M4 and CAR are both the same length gas system/handguards, and both are referred to as "carbine". Mid-length gas systems produce a softer recoil as it is better tuned for a 16" barrel than the carbine system (which is intended for 14.5" barrels). A midlength also allows you to properly mount a bayonet, if you so choose.

If you feel like spending some time reading, here is a link that explains the difference in detail: http://www.thehighroad.org/showthread.php?t=199626 .

Heck
November 7, 2008, 01:49 AM
You have a longer sight radius wiith the midlength for iron sights

wacki
November 7, 2008, 02:16 AM
Thanks duck!!! That link is just what I needed

RP88
November 7, 2008, 01:33 PM
even on an violent carbine that gets drilled strenuously, it will last a very long time.

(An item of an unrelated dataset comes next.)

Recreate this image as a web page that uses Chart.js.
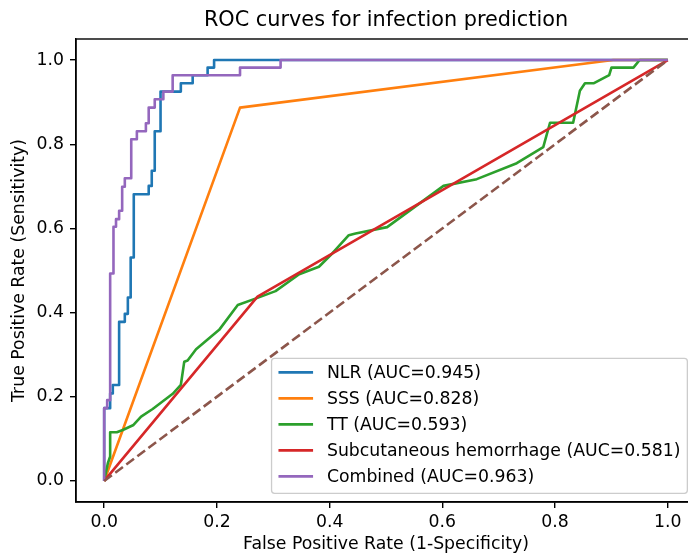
<!DOCTYPE html>
<html>
<head>
<meta charset="utf-8">
<title>ROC curves for infection prediction</title>
<script src="https://cdn.jsdelivr.net/npm/chart.js@4.4.1/dist/chart.umd.min.js"></script>
<style>
  html, body { margin: 0; padding: 0; background: #ffffff; overflow: hidden; }
  canvas { display: block; }
</style>
</head>
<body>
<canvas id="rocChart" width="700" height="555"></canvas>
<script>
// Datos: FPR (1-especificidad) y TPR (sensibilidad)
const nlrFpr = [0, 0, 0.0106, 0.0106, 0.0153, 0.0153, 0.0265, 0.0265, 0.0366, 0.0366, 0.042, 0.042, 0.047, 0.047, 0.0525, 0.0525, 0.079, 0.079, 0.0844, 0.0844, 0.0897, 0.0897, 0.100, 0.100, 0.136, 0.136, 0.157, 0.157, 0.1835, 0.1835, 0.195, 0.195, 1.0];
const nlrTpr = [0, 0.173, 0.173, 0.208, 0.208, 0.228, 0.228, 0.378, 0.378, 0.397, 0.397, 0.436, 0.436, 0.531, 0.531, 0.681, 0.681, 0.701, 0.701, 0.737, 0.737, 0.831, 0.831, 0.925, 0.925, 0.945, 0.945, 0.964, 0.964, 0.982, 0.982, 1.0, 1.0];

const sssFpr = [0, 0.241, 0.903, 1.0];
const sssTpr = [0, 0.887, 1.0, 1.0];

const ttFpr = [0, 0.0065, 0.0106, 0.0106, 0.0224, 0.033, 0.052, 0.0655, 0.086, 0.1216, 0.136, 0.142, 0.148, 0.163, 0.204, 0.237, 0.272, 0.304, 0.346, 0.381, 0.405, 0.434, 0.446, 0.502, 0.602, 0.661, 0.732, 0.779, 0.791, 0.832, 0.844, 0.853, 0.869, 0.896, 0.900, 0.939, 0.950, 1.0];
const ttTpr = [0, 0.042, 0.058, 0.1156, 0.1156, 0.121, 0.133, 0.153, 0.171, 0.207, 0.228, 0.283, 0.286, 0.313, 0.359, 0.418, 0.435, 0.451, 0.491, 0.509, 0.541, 0.584, 0.588, 0.603, 0.701, 0.717, 0.755, 0.793, 0.851, 0.851, 0.927, 0.945, 0.945, 0.964, 0.982, 0.982, 1.0, 1.0];

const subFpr = [0, 0.272, 1.0];
const subTpr = [0, 0.438, 1.0];

const combFpr = [0, 0, 0.0053, 0.0053, 0.0106, 0.0106, 0.0165, 0.0165, 0.021, 0.021, 0.0265, 0.0265, 0.0319, 0.0319, 0.0366, 0.0366, 0.048, 0.048, 0.058, 0.058, 0.074, 0.074, 0.079, 0.079, 0.0897, 0.0897, 0.105, 0.105, 0.1215, 0.1215, 0.241, 0.241, 0.313, 0.313, 1.0];
const combTpr = [0, 0.173, 0.173, 0.192, 0.192, 0.493, 0.493, 0.604, 0.604, 0.622, 0.622, 0.642, 0.642, 0.699, 0.699, 0.719, 0.719, 0.812, 0.812, 0.831, 0.831, 0.850, 0.850, 0.887, 0.887, 0.907, 0.907, 0.925, 0.925, 0.964, 0.964, 0.982, 0.982, 1.0, 1.0];

// Línea de referencia (azar)
const diagFpr = [0, 1];
const diagTpr = [0, 1];

const seriesLabels = ['NLR (AUC=0.945)', 'SSS (AUC=0.828)', 'TT (AUC=0.593)', 'Subcutaneous hemorrhage (AUC=0.581)', 'Combined (AUC=0.963)'];
const tickValues = [0, 0.2, 0.4, 0.6, 0.8, 1.0];
const chartTitle = 'ROC curves for infection prediction';

document.addEventListener('DOMContentLoaded', function() {
    const fontFamily = '"DejaVu Sans", sans-serif';
    const fs = 17.3;

    // Colores de matplotlib (tab10)
    const colors = ['#1f77b4', '#ff7f0e', '#2ca02c', '#d62728', '#9467bd', '#8c564b'];

    function toPoints(xs, ys) {
        return xs.map((x, i) => ({ x: x, y: ys[i] }));
    }

    function curve(label, xs, ys, color, order) {
        return {
            label: label,
            data: toPoints(xs, ys),
            borderColor: color,
            backgroundColor: color,
            borderWidth: 2.6,
            borderJoinStyle: 'round',
            pointRadius: 0,
            tension: 0,
            fill: false,
            order: order
        };
    }

    const datasets = [
        curve(seriesLabels[0], nlrFpr, nlrTpr, colors[0], 6),
        curve(seriesLabels[1], sssFpr, sssTpr, colors[1], 5),
        curve(seriesLabels[2], ttFpr, ttTpr, colors[2], 4),
        curve(seriesLabels[3], subFpr, subTpr, colors[3], 3),
        curve(seriesLabels[4], combFpr, combTpr, colors[4], 2),
        Object.assign(curve('', diagFpr, diagTpr, colors[5], 1), { borderDash: [9.6, 4.2] })
    ];

    // Marco completo del área (como los "spines" de matplotlib)
    const frame = {
        id: 'frame',
        afterDatasetsDraw(chart) {
            const a = chart.chartArea;
            const ctx = chart.ctx;
            ctx.save();
            ctx.strokeStyle = '#000000';
            ctx.lineWidth = 1.4;
            ctx.strokeRect(a.left, a.top, a.right - a.left, a.bottom - a.top);
            ctx.restore();
        }
    };

    // Título centrado sobre el área del gráfico (no sobre todo el lienzo)
    const axesTitle = {
        id: 'axesTitle',
        afterDraw(chart) {
            const a = chart.chartArea;
            const ctx = chart.ctx;
            ctx.save();
            ctx.font = '20.8px ' + fontFamily;
            ctx.fillStyle = '#000000';
            ctx.textAlign = 'center';
            ctx.textBaseline = 'middle';
            ctx.fillText(chartTitle, (a.left + a.right) / 2, 21);
            ctx.restore();
        }
    };

    // Leyenda con caja, abajo a la derecha
    const legendBox = {
        id: 'legendBox',
        afterDraw(chart) {
            const ctx = chart.ctx;
            const a = chart.chartArea;
            const items = chart.data.datasets.filter(d => d.label);
            ctx.save();
            ctx.font = fs + 'px ' + fontFamily;
            let maxW = 0;
            items.forEach(d => { maxW = Math.max(maxW, ctx.measureText(d.label).width); });
            const w = fs * (0.4 + 2.0 + 0.8 + 0.4) + maxW;
            const h = 135;
            const right = a.right - fs * 0.5;
            const bottom = a.bottom - fs * 0.5;
            const left = right - w;
            const top = bottom - h;

            ctx.beginPath();
            ctx.roundRect(left, top, w, h, 3);
            ctx.fillStyle = 'rgba(255,255,255,0.8)';
            ctx.fill();
            ctx.strokeStyle = '#cccccc';
            ctx.lineWidth = 1.3;
            ctx.stroke();

            items.forEach((d, i) => {
                const y = top + 14 + i * 26;
                const x0 = left + fs * 0.4;
                ctx.beginPath();
                ctx.moveTo(x0, y);
                ctx.lineTo(x0 + fs * 2, y);
                ctx.strokeStyle = d.borderColor;
                ctx.lineWidth = 2.6;
                ctx.stroke();
                ctx.fillStyle = '#000000';
                ctx.textAlign = 'left';
                ctx.textBaseline = 'middle';
                ctx.fillText(d.label, x0 + fs * 2.8, y + 1);
            });
            ctx.restore();
        }
    };

    const ctx = document.getElementById('rocChart').getContext('2d');
    window.rocChart = new Chart(ctx, {
        type: 'line',
        data: { datasets: datasets },
        plugins: [frame, axesTitle, legendBox],
        options: {
            responsive: false,
            animation: false,
            layout: { padding: { left: 0, right: 4, top: 39, bottom: 0 } },
            plugins: {
                legend: { display: false },
                tooltip: { enabled: false },
                title: { display: false }
            },
            scales: {
                x: {
                    type: 'linear',
                    min: -0.05,
                    max: 1.05,
                    afterBuildTicks: function(scale) {
                        scale.ticks = tickValues.map(v => ({ value: v }));
                    },
                    afterFit: function(scale) { scale.height = 53; },
                    grid: { display: true, drawOnChartArea: false, drawTicks: true, tickLength: 6, color: '#000000', lineWidth: 1.4 },
                    border: { display: true, color: '#000000', width: 1.4 },
                    ticks: {
                        color: '#000000',
                        padding: 4,
                        maxRotation: 0,
                        font: { family: fontFamily, size: fs },
                        callback: function(value) { return value.toFixed(1); }
                    },
                    title: {
                        display: true,
                        text: 'False Positive Rate (1-Specificity)',
                        color: '#000000',
                        font: { family: fontFamily, size: fs },
                        padding: { top: 0, bottom: 0 }
                    }
                },
                y: {
                    type: 'linear',
                    min: -0.05,
                    max: 1.05,
                    afterBuildTicks: function(scale) {
                        scale.ticks = tickValues.map(v => ({ value: v }));
                    },
                    afterFit: function(scale) { scale.width = 76; },
                    grid: { display: true, drawOnChartArea: false, drawTicks: true, tickLength: 6, color: '#000000', lineWidth: 1.4 },
                    border: { display: true, color: '#000000', width: 1.4 },
                    ticks: {
                        color: '#000000',
                        padding: 6,
                        font: { family: fontFamily, size: fs },
                        callback: function(value) { return value.toFixed(1); }
                    },
                    title: {
                        display: true,
                        text: 'True Positive Rate (Sensitivity)',
                        color: '#000000',
                        font: { family: fontFamily, size: fs },
                        padding: { top: 9 }
                    }
                }
            }
        }
    });
});
</script>
</body>
</html>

Worst case? You'll have to buy another whole BCG a decade or so down the road. maybe sooner, but you'll more than get your money's worth by time that comes up.

The midlength gives you a (slightly longer) carbine length for practicality, and offers easing on the pressure. That means less violent action and less wear. Not as little as the full-length, but it will ease up enough to where you'll notice a better, smoother action. Not to mention it just feels more natural than a carbine - at least to me.

ArmedBear
November 7, 2008, 01:42 PM
I've noticed that it's easier to find various rail handguards for the carbine length. But I suppose you don't have to buy 10 of them or anything.

What about weight?

If I want a lightweight gun, is the midlength a lot heavier?

What profile are midlength barrels from the usual suspects like Armalite and Rock River?

Eightball
November 7, 2008, 01:51 PM
The midlength gives you a (slightly longer) carbine length for practicality, and offers easing on the pressure. That means less violent action and less wear. Not as little as the full-length, but it will ease up enough to where you'll notice a better, smoother action. Not to mention it just feels more natural than a carbine - at least to me.+1

My Middy RRA seems to recoil just a hair less/smoother than one of my friend's 16" CARs. And to boot, gives me more convenient places for my hands to rest on the forend, as I am tall & have lanky arms.

RP88
November 7, 2008, 04:43 PM
I have a del-ton midlength right now. It has a heavy barrel, and the oversized guards with double heat shields. It's 'front-heavy', but still balances great. It won't be real noticeable when you hold it, but when you're kicking it around, you'll notice that the front has more weight to it. A good plus to that is that all that crap it has up in front keeps it relatively cool.